Addressing food waste
A report published by a group of American researchers stated that by 2030, the level of food waste will have reached more than two billion tons of food per year.
Food waste is found everywhere and Malta is no exception. It is a world problem. According to the Food and Agriculture Organisation of the United Nations (FAO), a third of the food that is produced every year goes to waste.
Research has found that food waste happens at all stages of the agricultural food chain. It is caused by various factors, including the limitations of vegetable and production and other technical agricultural measures aimed at saving resources, inadequate transport infrastructure, food storage, climate change and the over consumption of food and too big portions. While people are wasting food on this scale on the one hand, on the other more than 800 million people go to sleep hungry.
At the start of last year, the European Union adopted the first goal, shared by all member states, to reduce food waste. The goal is to cut food waste by 50 per cent by 2025.

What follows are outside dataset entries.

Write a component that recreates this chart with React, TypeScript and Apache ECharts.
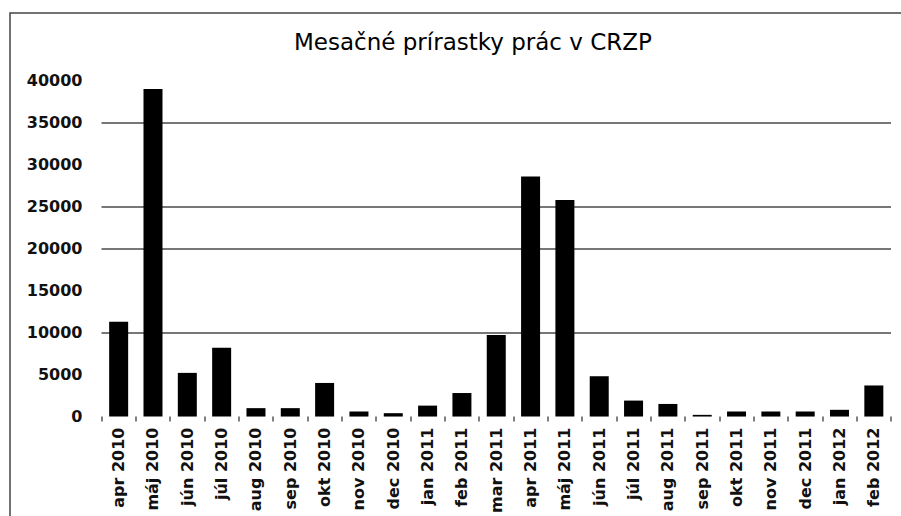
import React, { useEffect, useRef } from "react";
import * as echarts from "echarts";

const categories = [
  "apr 2010", "máj 2010", "jún 2010", "júl 2010", "aug 2010", "sep 2010",
  "okt 2010", "nov 2010", "dec 2010", "jan 2011", "feb 2011", "mar 2011",
  "apr 2011", "máj 2011", "jún 2011", "júl 2011", "aug 2011", "sep 2011",
  "okt 2011", "nov 2011", "dec 2011", "jan 2012", "feb 2012",
];
const values = [
  11300, 39000, 5200, 8200, 1000, 1000,
  4000, 600, 400, 1300, 2800, 9700,
  28600, 25800, 4800, 1900, 1500, 200,
  600, 600, 600, 800, 3700,
];
const visibleGridLines = [10000, 20000, 25000, 35000];
const title = "Mesačné prírastky prác v CRZP";

export default function App() {
  const ref = useRef<HTMLDivElement>(null);
  useEffect(() => {
    if (!ref.current) return;
    const chart = echarts.init(ref.current, undefined, { renderer: "svg" });
    chart.setOption({
      animation: false,
      backgroundColor: "#ffffff",
      textStyle: { fontFamily: "DejaVu Sans" },
      title: {
        text: title,
        left: 289,
        top: 25,
        textStyle: {
          fontFamily: "DejaVu Sans",
          fontSize: 23,
          fontWeight: "normal",
          color: "#000",
        },
      },
      graphic: [
        {
          type: "rect",
          shape: { x: 10, y: 13, width: 900, height: 600 },
          style: { fill: "none", stroke: "#444", lineWidth: 1.5 },
          silent: true,
        },
      ],
      grid: { left: 101.5, right: 10, top: 80.7, bottom: 99.3 },
      xAxis: {
        type: "category",
        data: categories,
        boundaryGap: true,
        axisLine: { show: false },
        splitLine: { show: false },
        axisTick: {
          show: true,
          length: 5,
          lineStyle: { color: "#555", width: 1.5 },
        },
        axisLabel: {
          rotate: 90,
          margin: 11,
          interval: 0,
          fontFamily: "DejaVu Sans",
          fontSize: 16,
          fontWeight: "bold",
          color: "#111",
        },
      },
      yAxis: {
        type: "value",
        min: 0,
        max: 40000,
        interval: 5000,
        axisLine: { show: false },
        axisTick: { show: false },
        axisLabel: {
          margin: 19,
          fontFamily: "DejaVu Sans",
          fontSize: 16,
          fontWeight: "bold",
          color: "#111",
          formatter: (v: number) => String(v),
        },
        splitLine: { show: false },
      },
      series: [
        {
          type: "bar",
          data: values,
          barWidth: 19,
          itemStyle: { color: "#000" },
          z: 3,
          markLine: {
            silent: true,
            symbol: "none",
            label: { show: false },
            lineStyle: { color: "#4a4a4a", width: 1.5, type: "solid" },
            data: visibleGridLines.map((v) => ({ yAxis: v })),
            z: 1,
          },
        },
      ],
    });
    return () => chart.dispose();
  }, []);
  return (
    <div
      ref={ref}
      style={{ position: "fixed", left: 0, top: 0, width: 901, height: 516 }}
    />
  );
}
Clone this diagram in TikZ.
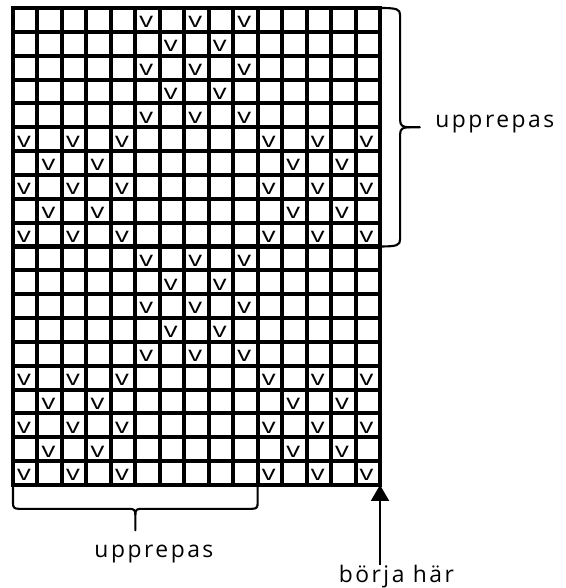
\documentclass[tikz,border=0pt]{standalone}
\usepackage{fontspec}
\usetikzlibrary{arrows.meta}
\newfontfamily\labelfont[LetterSpace=11]{Open Sans}
\newfontfamily\stitchfont{Open Sans}
\definecolor{chartBlack}{RGB}{0, 0, 0}

\begin{document}
\begin{tikzpicture}[x=0.4894cm, y=-0.477cm,
    gridline/.style={chartBlack, line width=2.3pt, line cap=rect},
    bracepath/.style={chartBlack, line width=1.2pt, line cap=round, line join=round},
    stitch/.style={font=\stitchfont\fontsize{12}{12}\selectfont, inner sep=0pt, anchor=base},
    label/.style={font=\labelfont\fontsize{13}{13}\selectfont, inner sep=0pt}]
  \useasboundingbox (-0.531,-0.335) rectangle (22.60,24.32);
  % chart grid, 15 stitches x 20 rows
  \foreach \c in {0,...,15}
    \draw[gridline] (\c,0) -- (\c,20);
  \foreach \r in {0,...,20}
    \draw[gridline] (0,\r) -- (15,\r);
  % v stitches, rows counted from the top
  \foreach \r/\cols in {1/{6,8,10}, 2/{7,9}, 3/{6,8,10}, 4/{7,9}, 5/{6,8,10},
      6/{1,3,5,11,13,15}, 7/{2,4,12,14}, 8/{1,3,5,11,13,15}, 9/{2,4,12,14}, 10/{1,3,5,11,13,15},
      11/{6,8,10}, 12/{7,9}, 13/{6,8,10}, 14/{7,9}, 15/{6,8,10},
      16/{1,3,5,11,13,15}, 17/{2,4,12,14}, 18/{1,3,5,11,13,15}, 19/{2,4,12,14}, 20/{1,3,5,11,13,15}}
    \foreach \c in \cols
      \node[stitch] (v-\r-\c) at (\c-0.55,\r-0.17) {\scalebox{1.3}[1]{v}};
  % brace over the repeated rows
  \draw[bracepath] (15,0) .. controls (15.7,0) and (15.82,0.05) .. (15.82,0.3) -- (15.82,4.7)
    .. controls (15.82,4.95) and (15.95,5) .. (16.2,5) -- (16.63,5);
  \draw[bracepath] (16.2,5) .. controls (15.95,5) and (15.82,5.05) .. (15.82,5.3) -- (15.82,9.7)
    .. controls (15.82,9.95) and (15.7,10) .. (15,10);
  % brace under the repeated stitches
  \draw[bracepath] (0,20.1) -- (0,20.75) .. controls (0,20.95) and (0.05,21) .. (0.25,21) -- (4.75,21)
    .. controls (4.95,21) and (5,21.05) .. (5,21.25) -- (5,21.9);
  \draw[bracepath] (5,21.25) .. controls (5,21.05) and (5.05,21) .. (5.25,21) -- (9.75,21)
    .. controls (9.95,21) and (10,20.95) .. (10,20.75) -- (10,20.1);
  \node[label, anchor=base west] (repeatRows) at (17.25,5) {upprepas};
  \node[label, anchor=base] (repeatCols) at (5.76,23.06) {upprepas};
  \node[label, anchor=base] (startLabel) at (15.67,24.07) {börja här};
  % start arrow
  \coordinate (start) at (15,20);
  \coordinate (arrowFoot) at (15,23.35);
  \draw[chartBlack, line width=1.2pt, -{Triangle[width=0.36cm,length=0.32cm]}] (arrowFoot) -- (start);
\end{tikzpicture}
\end{document}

Research states that there are different reasons for food waste in developed countries and developing countries. In developed countries, food is mainly wasted by people. On the contrary, and this seems obvious, poor and hungry people waste less food. Food waste happens during production because of inefficient agriculture and bad infrastructure when it comes to food storage.
The truth is that all of this relates to the way we behave as consumers. It is our individual behaviour, including buying excessive portions, buying more food than we need, lack of attention given to the expiration dates of the food items we put in our fridges, that leads to food waste. Collectively, positive behaviours helps mitigate this world problem.
Food experts have been saying that for this issue to be addressed, interested parties should make use of the wide range of tools and innovative solutions, including those offered by biotechnology.